Он очень любил эту песню и часто ставил пластинку, пропуская сквозь парализованное тело мощный поток энергии великого голоса и, видимо, не думая о том, что эти слова можно назвать рефреном второй половины его жизни.
В июле 1945 года доктор химических наук, кавалер ордена Трудового Красного Знамени старший лейтенант Николай Феодосьевич Жиров был вызван на Лубянку для получения спецзадания. «Из Нижней Силезии только что доставили в Москву большой архив гиммлеровских институтов; будете с ним работать, — сказали ему. — А пока отправляйтесь в Германию. Там, у американцев, одна сволочь, из главных нацистских бонз, согласилась что-то показать, не то ракеты с биоголовками, не то какой-то газ. В общем, спецхимия, как раз по вашей части. Получите удостоверение уполномоченного Особого комитета ГКО, с самыми широкими полномочиями и — вперед. Вы коммунист, товарищ Жиров... Разберетесь на месте».

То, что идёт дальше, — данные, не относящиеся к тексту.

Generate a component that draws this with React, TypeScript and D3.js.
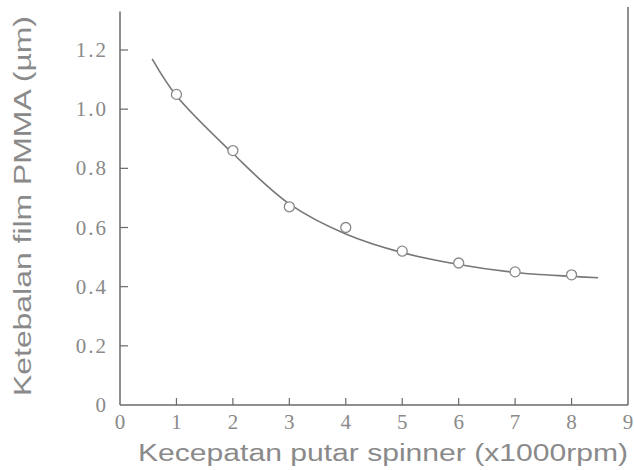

Бывшее химическое предприятие имени Роберта Лея, входящее в концерн Боша, еще в конце 1944 года было переведено в Южную Баварию и получило наименование «объект 3Z». Бывший вождь бывшего Трудового фронта, но вполне действующий доктор химических наук Роберт Лей предложил американским оккупационным властям посетить этот подземный объект, представлявший собой смертельную угрозу для всего юга Германии. Лей предупредил, что на «объекте» военнопленными была совершена диверсия, и часть контейнеров разгерметизирована.
Предполагалось, что Лей спустится первым, однако он предупредил, что если сделает это, то до суда не доживет. Такой риск исключался: бывший начальник орготдела НСДАП в списке главных военных преступников стоял под номером четвертым. Американские химики тоже медлили: среди них «камикадзе» не было. Ну а старший лейтенант Жиров, принявший на свою голову не один бомбовый груз, военный человек, партиец, просто выполнил задание: партия сказала «надо», коммунист Жиров ответил «есть!».
Из командировки Николай Феодосьевич вернулся тяжело больным человеком. Диагноз: вирусное заболевание центральной нервной системы.
Небо над Москвой полыхало салютами, женщины снова носили яркие платья. А он умирал: тело сводили судороги; в голове точно шел бесконечный термояд. Однажды в клинике Бурденко склонившийся над ним врач вдруг уловил странную фразу: «Выслушай же, Сократ, сказание хоть и очень странное, но совершенно достоверное, как заявил некогда мудрейший из семи мудрых Солон. » Врач был образованным человеком: он вспомнил, что этими словами Платон начинает свой знаменитый диалог «Критий», в котором впервые упоминает о погубленной богами загадочной стране Атлантиде.
Потом этот врач много беседовал с Жировым о гипотезе существования некогда на Земле высшей цивилизации, основанной богами-пришельцами, о «великом потопе», о катастрофическом промахе Икара. Что же до Платона, то врач придерживался традиционной гипотезы о том, что грек сочинил свою Атлантиду для обоснования идеального законодательства. Жиров же уверял, что «еще рано сдавать проблему Атлантиды в архив человеческих заблуждений». В суждениях Жирова было мало чего от поэтических мечтателей Брюсова или Рериха и уж совсем ничего от умственных «киллеров» вроде Гербигера и Блаватской. Жиров был и оставался ученым.
Николай Феодосьевич Жиров не выздоровел: болезнь приковала его к постели еще на 25 лет. И тут начинается другая история — основателя советской науки атлантологии, и в ней трагедии; она открыта, как увлекательная книга; стремительна, как научный прорыв. И, как научное знание, она не закончена.